The request: Images should be left out, and everything else in the listing reproduced exactly.

Data extract:
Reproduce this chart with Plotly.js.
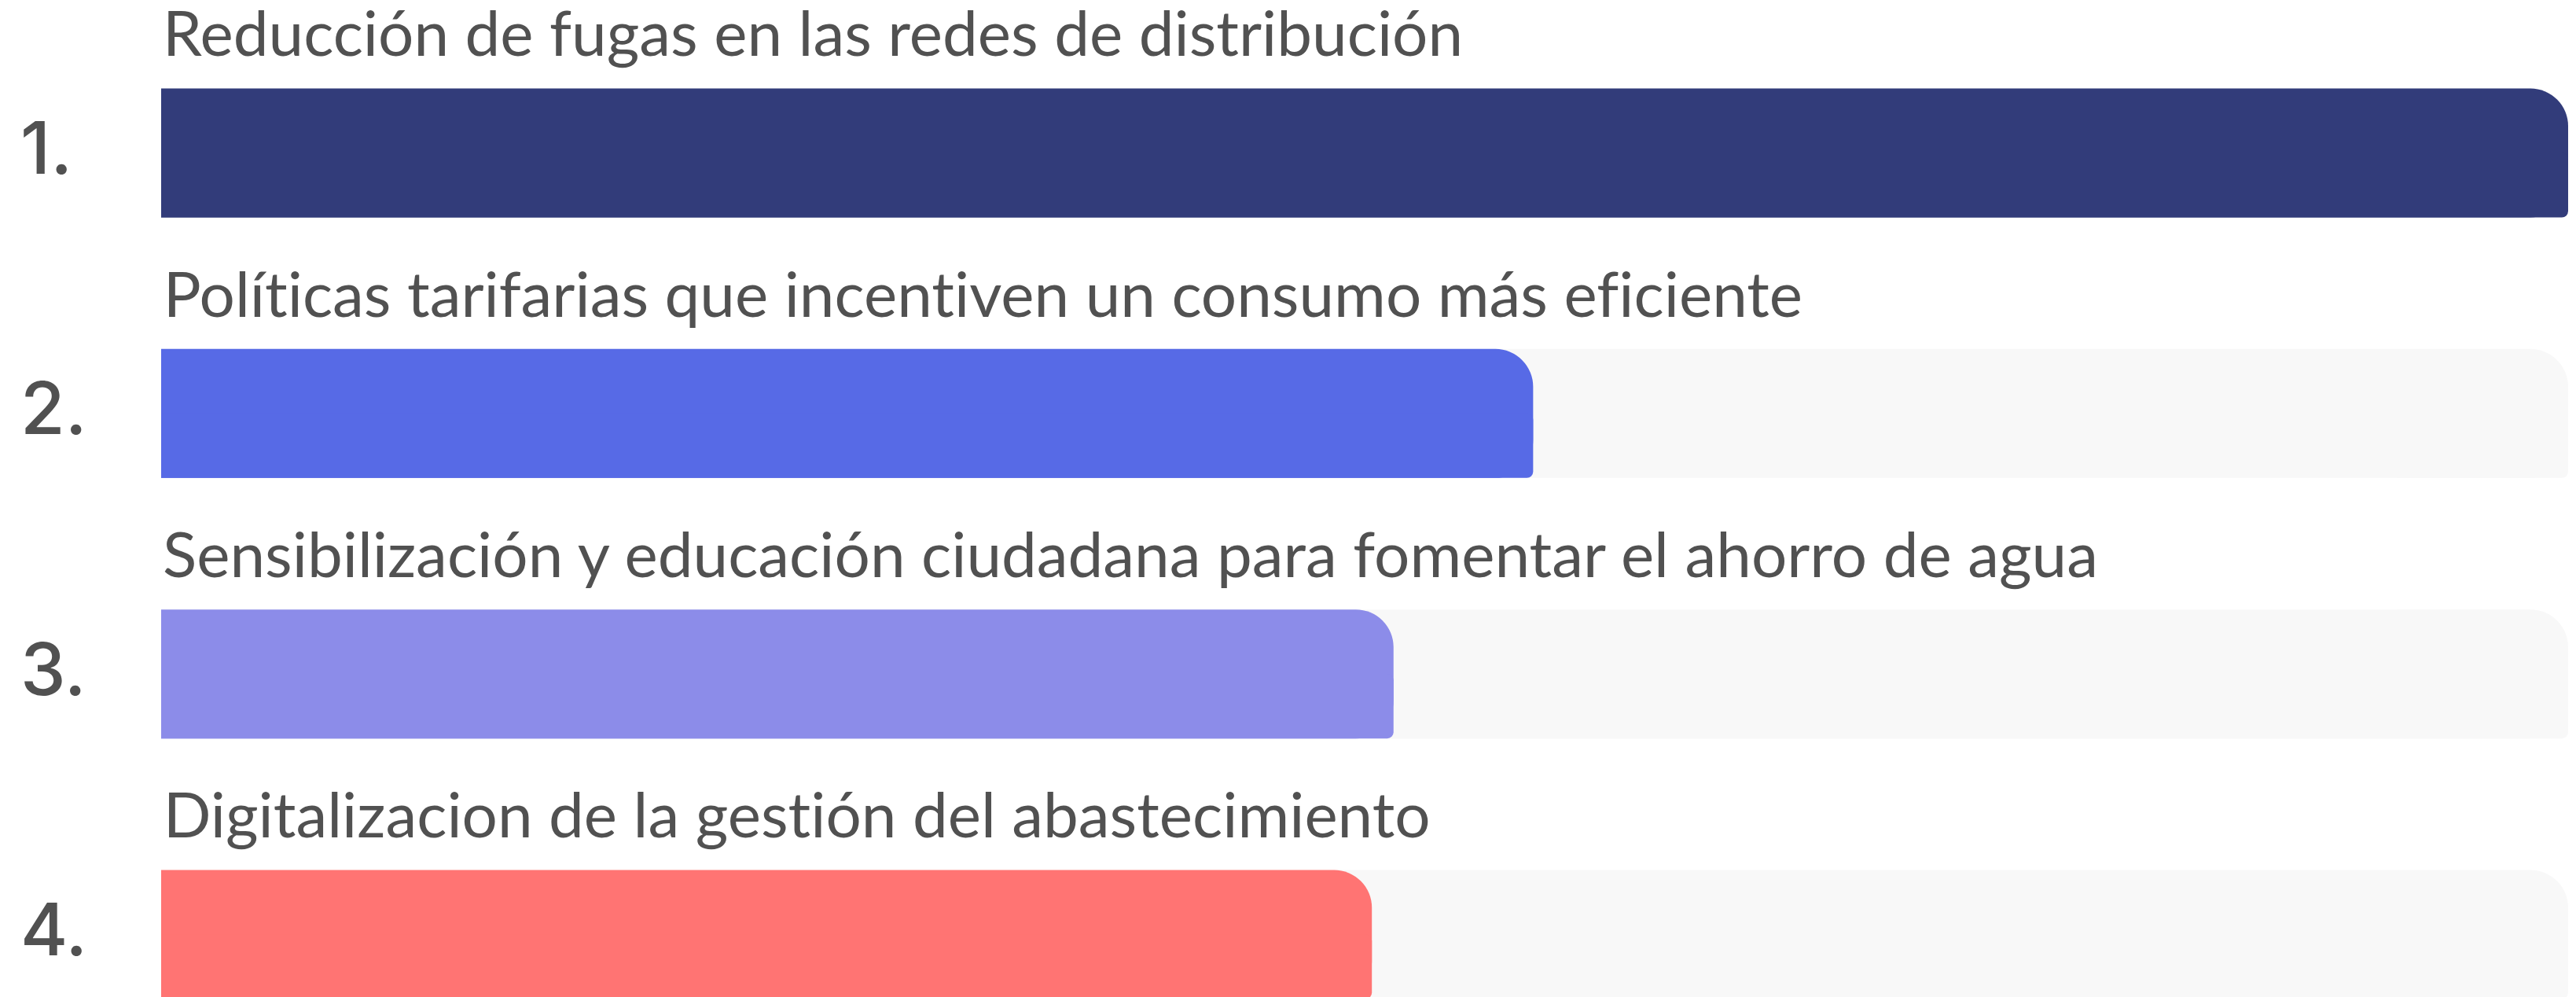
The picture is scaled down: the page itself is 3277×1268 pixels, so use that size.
<!DOCTYPE html>
<html>
<head>
<meta charset="utf-8">
<script src="https://cdn.plot.ly/plotly-3.0.1.min.js"></script>
<style>
  html, body { margin: 0; padding: 0; background: #fff; }
  #chart { width: 3277px; height: 1268px; }
  #chart text {
    font-variant-ligatures: none !important;
    font-feature-settings: "liga" 0, "clig" 0, "calt" 0, "dlig" 0 !important;
  }
</style>
</head>
<body>
<div id="chart"></div>
<script>
const ranks = [1, 2, 3, 4];
const labels = [
  'Reducción de fugas en las redes de distribución',
  'Políticas tarifarias que incentiven un consumo más eficiente',
  'Sensibilización y educación ciudadana para fomentar el ahorro de agua',
  'Digitalizacion de la gestión del abastecimiento'
];
const values = [100, 57, 51.2, 50.3];
const trackMax = [100, 100, 100, 100];
const barColors = ['#323c7a', '#576ae6', '#8c8ce9', '#ff7473'];

const textColor = '#515151';
const barW = 0.495;      // bar thickness in category units
const bigRadius = 48;    // top right corner
const smallRadius = 8;   // bottom right corner

// full bar with a big corner radius, then its lower half again with a small
// radius so the bottom right corner stays almost square
function barPair(xs, colors, xaxis) {
  return [
    {type: 'bar', orientation: 'h', x: xs, y: ranks, width: barW, offset: -barW / 2, xaxis: xaxis,
     marker: {color: colors, cornerradius: bigRadius, line: {width: 0}}, hoverinfo: 'skip'},
    {type: 'bar', orientation: 'h', x: xs, y: ranks, width: barW / 2, offset: 0, xaxis: xaxis,
     marker: {color: colors, cornerradius: smallRadius, line: {width: 0}}, hoverinfo: 'skip'}
  ];
}

// grey tracks on x, coloured bars on x2 (separate subplot so the tracks
// don't stop the rounding of the shorter bars)
const data = [
  ...barPair(trackMax, trackMax.map(() => '#f8f8f8'), 'x'),
  ...barPair(values, barColors, 'x2')
];

const annotations = [];
ranks.forEach((r, i) => {
  annotations.push({
    text: labels[i], x: 0, y: r - barW / 2, xref: 'x', yref: 'y',
    xanchor: 'left', yanchor: 'bottom', yshift: 22, showarrow: false,
    font: {family: 'Lato', size: 80, color: textColor}
  });
  annotations.push({
    text: r + '.', x: -205 / 3062, y: r, xref: 'paper', yref: 'y',
    xanchor: 'left', yanchor: 'middle', xshift: 24, yshift: 7, showarrow: false,
    font: {family: 'Inter', size: 92, weight: 500, color: textColor}
  });
});

const layout = {
  width: 3277, height: 1268,
  margin: {l: 205, r: 10, t: 0, b: 0},
  paper_bgcolor: '#ffffff', plot_bgcolor: '#ffffff',
  barmode: 'overlay', showlegend: false,
  xaxis: {range: [0, 100], visible: false, fixedrange: true},
  xaxis2: {range: [0, 100], visible: false, fixedrange: true, overlaying: 'x'},
  yaxis: {range: [ranks[0] + 3.24, ranks[0] - 0.587], visible: false, fixedrange: true},
  annotations: annotations
};

Plotly.newPlot('chart', data, layout, {staticPlot: true});
</script>
</body>
</html>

Full answer:
Reproduce this chart with Plotly.js.
The picture is scaled down: the page itself is 3277×1268 pixels, so use that size.
<!DOCTYPE html>
<html>
<head>
<meta charset="utf-8">
<script src="https://cdn.plot.ly/plotly-3.0.1.min.js"></script>
<style>
  html, body { margin: 0; padding: 0; background: #fff; }
  #chart { width: 3277px; height: 1268px; }
  #chart text {
    font-variant-ligatures: none !important;
    font-feature-settings: "liga" 0, "clig" 0, "calt" 0, "dlig" 0 !important;
  }
</style>
</head>
<body>
<div id="chart"></div>
<script>
const ranks = [1, 2, 3, 4];
const labels = [
  'Reducción de fugas en las redes de distribución',
  'Políticas tarifarias que incentiven un consumo más eficiente',
  'Sensibilización y educación ciudadana para fomentar el ahorro de agua',
  'Digitalizacion de la gestión del abastecimiento'
];
const values = [100, 57, 51.2, 50.3];
const trackMax = [100, 100, 100, 100];
const barColors = ['#323c7a', '#576ae6', '#8c8ce9', '#ff7473'];

const textColor = '#515151';
const barW = 0.495;      // bar thickness in category units
const bigRadius = 48;    // top right corner
const smallRadius = 8;   // bottom right corner

// full bar with a big corner radius, then its lower half again with a small
// radius so the bottom right corner stays almost square
function barPair(xs, colors, xaxis) {
  return [
    {type: 'bar', orientation: 'h', x: xs, y: ranks, width: barW, offset: -barW / 2, xaxis: xaxis,
     marker: {color: colors, cornerradius: bigRadius, line: {width: 0}}, hoverinfo: 'skip'},
    {type: 'bar', orientation: 'h', x: xs, y: ranks, width: barW / 2, offset: 0, xaxis: xaxis,
     marker: {color: colors, cornerradius: smallRadius, line: {width: 0}}, hoverinfo: 'skip'}
  ];
}

// grey tracks on x, coloured bars on x2 (separate subplot so the tracks
// don't stop the rounding of the shorter bars)
const data = [
  ...barPair(trackMax, trackMax.map(() => '#f8f8f8'), 'x'),
  ...barPair(values, barColors, 'x2')
];

const annotations = [];
ranks.forEach((r, i) => {
  annotations.push({
    text: labels[i], x: 0, y: r - barW / 2, xref: 'x', yref: 'y',
    xanchor: 'left', yanchor: 'bottom', yshift: 22, showarrow: false,
    font: {family: 'Lato', size: 80, color: textColor}
  });
  annotations.push({
    text: r + '.', x: -205 / 3062, y: r, xref: 'paper', yref: 'y',
    xanchor: 'left', yanchor: 'middle', xshift: 24, yshift: 7, showarrow: false,
    font: {family: 'Inter', size: 92, weight: 500, color: textColor}
  });
});

const layout = {
  width: 3277, height: 1268,
  margin: {l: 205, r: 10, t: 0, b: 0},
  paper_bgcolor: '#ffffff', plot_bgcolor: '#ffffff',
  barmode: 'overlay', showlegend: false,
  xaxis: {range: [0, 100], visible: false, fixedrange: true},
  xaxis2: {range: [0, 100], visible: false, fixedrange: true, overlaying: 'x'},
  yaxis: {range: [ranks[0] + 3.24, ranks[0] - 0.587], visible: false, fixedrange: true},
  annotations: annotations
};

Plotly.newPlot('chart', data, layout, {staticPlot: true});
</script>
</body>
</html>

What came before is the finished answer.